Recently I have seen a lot of shoulder wear and tear in my practice, often directly related to the amount of push ups my clients have been doing. With today’s many Fitness Challenges going viral, one of the popular ones being +100 push ups a day for 30 days, I have also seen shoulder problems increasing.
Why is that? Shouldn’t more push ups just make you stronger? The answer is poor technique! Just because you can do a lot of repetitions does not automatically mean that you are doing it right.
Are your fingers pointed forward? Are your elbows locked out? Are your forearms staying straight at 90 degrees from the floor at all times during the movement? Is your shoulder moving forward first (not your elbow!)? Is your core braced so that your spine and upper body moves as one unit pivoting from the floor?
Did you nod your head in agreement while reading those questions? Or, are you not really sure what I mean by them? If so, you should take good look at your push up technique right away. Unless you did higher levels gymnastics as school, or just happened to have an amazing coach, most likely this is all new to you. That’s OK. Don’t feel bad about it – get smart instead, and learn to do it right.
Doing push ups with poor technique is like driving a car where the wheel base is off. You can still drive it, but it will always pull a bit to the side and the tires will wear out unevenly and quickly because of the uneven weight distribution. You can think of your shoulders as your upper wheelbase (your hips being the lower) and the same uneven wear and tear will happen there. However, it’s not so easy to “change out the damaged tires” in a human body.
So what’s your game plan? Are you going to blame it on the tires, or are you going to invest some time and energy making sure that your wheel base is solid? Think of it this way. A well functioning machine with good alignment might need some extra oil once in a while but it will not break down just because you increased the repetitions. If it does, something is wrong with the mechanics and you need to fix it.

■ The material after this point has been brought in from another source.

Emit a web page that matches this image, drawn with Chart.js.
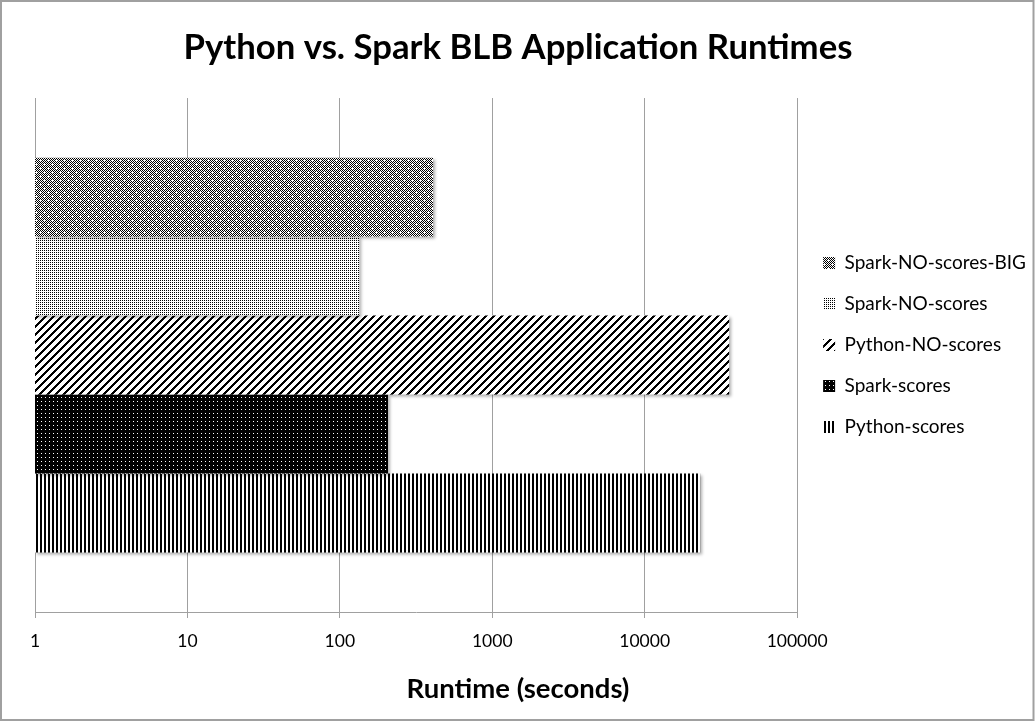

Coach Carl Paoli is an excellent movement coach, whom I have tremendous respect for. I think it would be a smart move on your part to pay attention to his teachings in all things movement. Practical tip: When you are practicing this, it is a great idea to put a book, block, ball or something behind your forearm. This is to make sure that your forearm does not move backwards during the push up. If your forearm comes in contact with the object, you know it moved, and you can adjust accordingly.
If you are not able to do a complete push up yet, follow this push up scale video. Pay good attention and don’t worm yourself out of this one 😉
Ok, so you think that you already have great mechanics? Great, check yourself in the push up lie detector test by turning your hands the opposite way, having the fingers pointing toward your toes. Also, find out why doing push ups on your knees is not good for your shoulders, and why it will not lead you into a proper push up.
We all need to pay attention to good technique, especially when it comes to the basics as they lay the ground work for all other movement. When it comes to injury prevention there really is no substitute for a solid foundation with great mechanics.